[START]

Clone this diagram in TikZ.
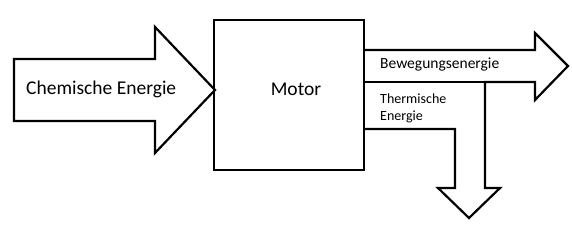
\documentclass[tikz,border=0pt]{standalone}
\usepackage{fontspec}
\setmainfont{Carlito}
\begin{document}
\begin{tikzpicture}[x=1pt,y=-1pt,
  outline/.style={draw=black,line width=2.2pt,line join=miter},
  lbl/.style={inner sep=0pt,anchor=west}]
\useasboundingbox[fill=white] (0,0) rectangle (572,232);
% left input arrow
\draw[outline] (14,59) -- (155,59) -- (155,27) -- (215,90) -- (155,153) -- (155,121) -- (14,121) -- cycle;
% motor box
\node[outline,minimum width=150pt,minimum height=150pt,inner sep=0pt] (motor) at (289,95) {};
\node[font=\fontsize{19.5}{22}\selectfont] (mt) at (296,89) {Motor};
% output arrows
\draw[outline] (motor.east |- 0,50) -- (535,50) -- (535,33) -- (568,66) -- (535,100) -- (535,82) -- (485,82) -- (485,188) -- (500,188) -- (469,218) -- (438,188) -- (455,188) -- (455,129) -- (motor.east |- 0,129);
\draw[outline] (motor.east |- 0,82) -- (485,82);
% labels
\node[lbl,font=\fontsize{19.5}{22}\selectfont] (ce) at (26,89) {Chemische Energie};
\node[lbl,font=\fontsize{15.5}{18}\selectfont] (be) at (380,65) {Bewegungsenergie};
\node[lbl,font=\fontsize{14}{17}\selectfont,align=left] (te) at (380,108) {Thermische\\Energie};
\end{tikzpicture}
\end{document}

[END]

Reproduce the listing above exactly, excluding all pictures.

Clone this diagram in TikZ.
\documentclass[tikz,border=0pt]{standalone}
\usepackage{fontspec}
\setmainfont{Carlito}
\begin{document}
\begin{tikzpicture}[x=1pt,y=-1pt,
  outline/.style={draw=black,line width=2.2pt,line join=miter},
  lbl/.style={inner sep=0pt,anchor=west}]
\useasboundingbox[fill=white] (0,0) rectangle (572,232);
% left input arrow
\draw[outline] (14,59) -- (155,59) -- (155,27) -- (215,90) -- (155,153) -- (155,121) -- (14,121) -- cycle;
% motor box
\node[outline,minimum width=150pt,minimum height=150pt,inner sep=0pt] (motor) at (289,95) {};
\node[font=\fontsize{19.5}{22}\selectfont] (mt) at (296,89) {Motor};
% output arrows
\draw[outline] (motor.east |- 0,50) -- (535,50) -- (535,33) -- (568,66) -- (535,100) -- (535,82) -- (485,82) -- (485,188) -- (500,188) -- (469,218) -- (438,188) -- (455,188) -- (455,129) -- (motor.east |- 0,129);
\draw[outline] (motor.east |- 0,82) -- (485,82);
% labels
\node[lbl,font=\fontsize{19.5}{22}\selectfont] (ce) at (26,89) {Chemische Energie};
\node[lbl,font=\fontsize{15.5}{18}\selectfont] (be) at (380,65) {Bewegungsenergie};
\node[lbl,font=\fontsize{14}{17}\selectfont,align=left] (te) at (380,108) {Thermische\\Energie};
\end{tikzpicture}
\end{document}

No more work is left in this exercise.